Walt and J Street: Together Again
- 04.29.2009 - 4:18 PMStephen M. Walt is a political science professor who has become something of a minor celebrity as a result of his ongoing attack on the State of Israel and its many friends in the United States. The Israel Lobby, the mendacious book that he wrote with John Mearsheimer, alleged that the mainstream consensus that supports the U.S.-Israel alliance in this country is the result of a cabal that punishes and marginalizes dissenters. If Walt’s celebrity, his book sales, and the fact that the prestigious journal Foreign Policy has given him a platform to spout further bile against the Zionists seems to contradict that part about the all-powerful Israeli conspiracy, so what?
Today in FP, Walt who poses as “a realist in an ideological age” uses the occasion of Israel’s 61st birthday to call that nation’s democratically elected prime minister a “traitor” to the Jewish state. If you don’t get the joke, well, join the club.
You see Walt thinks Benjamin Netanyahu’s lack of enthusiasm for a peace process with Palestinians (who have proven time and again that they are uninterested in a two-state solution) to the conflict with Israel is treason. Thus, the man who has become famous for acting as if the majority of Americans — Jewish and non-Jewish — who back Israel are something akin to traitors to the United States now has the temerity to tell Netanyahu that he’s betraying the country that Walt wants Americans to turn their backs on because he refuses to dismiss threats to that nation’s security from terrorists who want to destroy it. Got that?
Among the many amusing sidelights to this rant is that Walt recommends that Bibi ditch Evangelical supporters of Israel and instead invite J-Street front man Jeremy Ben-Ami to Jerusalem to be his advisor. That’s funny because ever since J Street was born Ben-Ami has claimed that critics of his group who drew a straight line between his “pro-Israel lobby” and the anti-Israel philosophy of Walt and Mearsheimer are wrong. Somebody needs to tell Walt that his support won’t help Ben-Ami’s futile attempt to portray himself as the true voice of American Jewry on Israel.
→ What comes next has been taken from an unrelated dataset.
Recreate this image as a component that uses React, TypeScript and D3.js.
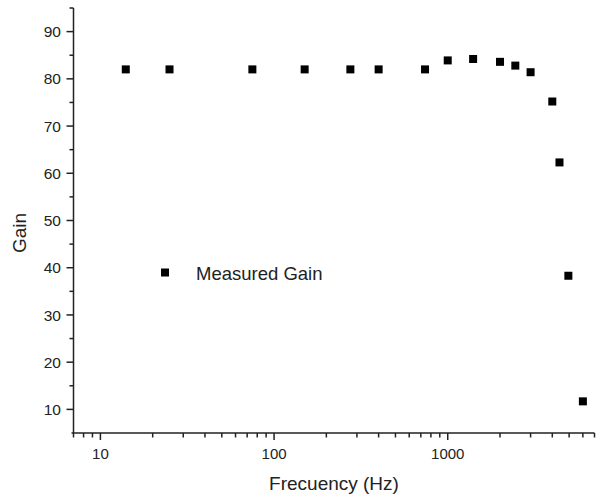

But the truth is, even if we take them at their word about their desire for Israel to live in peace, Walt and Ben-Ami are laboring under the same illusion about the peace process. Twenty years ago you could have made a case that Israel needed to be prodded to make concessions to the Palestinians in order to test their desire for peace. But after the Oslo fiasco, Arafat’s refusal to accept a Palestinian state at the July 2000 Camp David peace talks, and the subsequent terrorist intifada, that concept has been literally exploded by the reality of Palestinian politics. Israelis, even those on the right, would gladly accept a true peace with a Palestinian state. But the Palestinians don’t want a state next to Israel. They want a state instead of Israel. Anybody who pretends that this is not the case is either dreaming or lying. Either way, the notion that there is a peace process for Netanyahu to embrace is the real big lie of contemporary anti-Israel agitation.